You are taking a 15-question multiple choice quiz and each question has 5 options (a,b,c,d,e) and you randomly guess every question.
#Expected average = the mean.
15 * .2
## [1] 3
#To find the probability of 15/15.
dbinom(x = 15, size = 15, prob = .2)
## [1] 3.2768e-11
#To find the probability of 0/15.
dbinom(x = 0, size = 15, prob = .2)
## [1] 0.03518437
3.5184% chance that all questions are answered incorrectly.
Consider still the 15-question multiple choice quiz that each question has 5 options (a,b,c,d,e) and you randomly guess every question.
#We can find this simply by multipliying the percentage to the number of questions.
15 * .6
## [1] 9
#To find the probability of scoring a 60% or lower.
pbinom(q = 9, size = 15, prob = .2)
## [1] 0.9998868
#To find the probability of scoring an 80% or higher.
#First let's find the amount of questions that denote a score of 70%...
15 * .7
## [1] 10.5
#With the previous result in mind, let's use the value in the pbinom function.
pbinom(q = 10.5, size = 15, prob = .2, lower.tail = FALSE)
## [1] 1.24617e-05
Suppose you own a catering company. You hire local college students as servers. Not being the most reliable employees, there is an 80% chance that any one server will actually show up for a scheduled event. For a wedding scheduled on Saturday, you need at least 5 servers.
#To find the probability that all 5 show up to work.
dbinom(x = 5, size = 5, prob = .8)
## [1] 0.32768
#To find the probability that at least 5 of the 7 come to work.
pbinom(q = 4, size = 7, prob = .8, lower.tail = FALSE)
## [1] 0.851968
#We will attempt to find the confidence interval that will tell us the range of average employess that should be scheduled in order to be 99% confident that at least 5 show up.
# Define the parameters
p <- 0.8 # Probability that each server shows up
min_servers_needed <- 5 # Minimum number of servers needed
confidence_level <- 0.99 # Confidence level
# Function to calculate the probability of at least k successes in n trials
prob_at_least_k <- function(k, n, p) {
sum(dbinom(k:n, n, p))
}
# Function to find the number of employees needed to be confident that at least k servers show up
find_min_employees <- function(k, p, confidence_level) {
n <- k # Start with the minimum number of servers needed
while (TRUE) {
probability <- prob_at_least_k(k, n, p)
if (probability >= confidence_level) {
return(n)
}
n <- n + 1
}
}
# Calculate the number of employees needed
min_employees <- find_min_employees(min_servers_needed, p, confidence_level)

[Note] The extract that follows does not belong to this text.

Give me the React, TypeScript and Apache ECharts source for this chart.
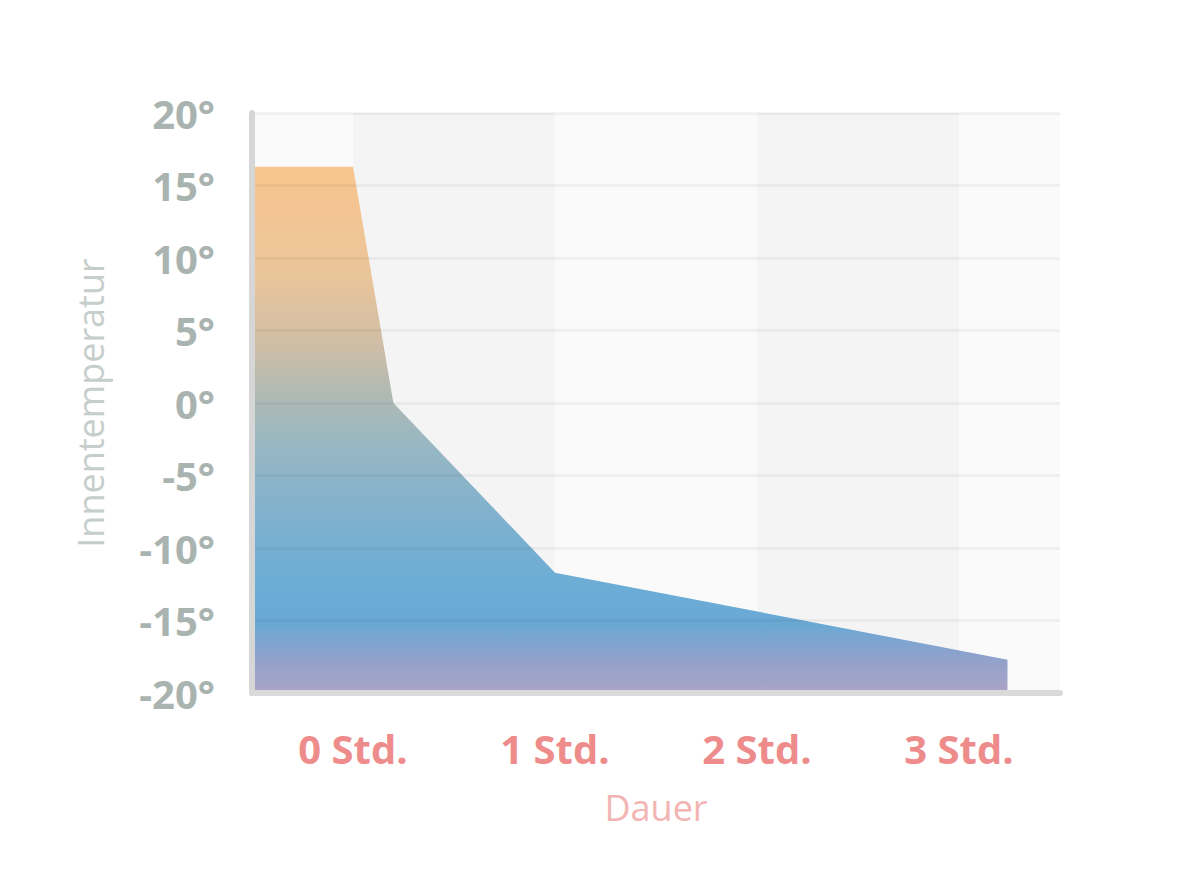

cat("You should schedule at least", min_employees, "employees to be 99% confident that at least", min_servers_needed, "servers show up.")
## You should schedule at least 10 employees to be 99% confident that at least 5 servers show up.
Yes, it is important to have at least 5 serves show up.
#Function to generate the random sample.
rand_nums <- rnorm(n = 10000, mean = 51, sd = 7)
#Function to create histogram of rand_nums.
hist(rand_nums)
# Example vector
my_vector <- c(rand_nums)
# Threshold
threshold <- 40
# Count the number of values below the threshold
count_below_threshold <- sum(my_vector < threshold)
# Output the result
cat("Number of values below the threshold:", count_below_threshold)
## Number of values below the threshold: 599
For a theoretical normal distribution, how many of those 10,000
values would you expect to be below 40?
I would expect around 10% of values to be below 40% in a theorectical
normal distribution.
Is your answer in part a reasonably close to your answer in part b? My answer is reasonably close to my answer in part b as 10% of 10000 is 1000, and my product for part b is 567 numbers below the threshold. I believe this lower quartile in the normal distribution floats around 5% to 10%.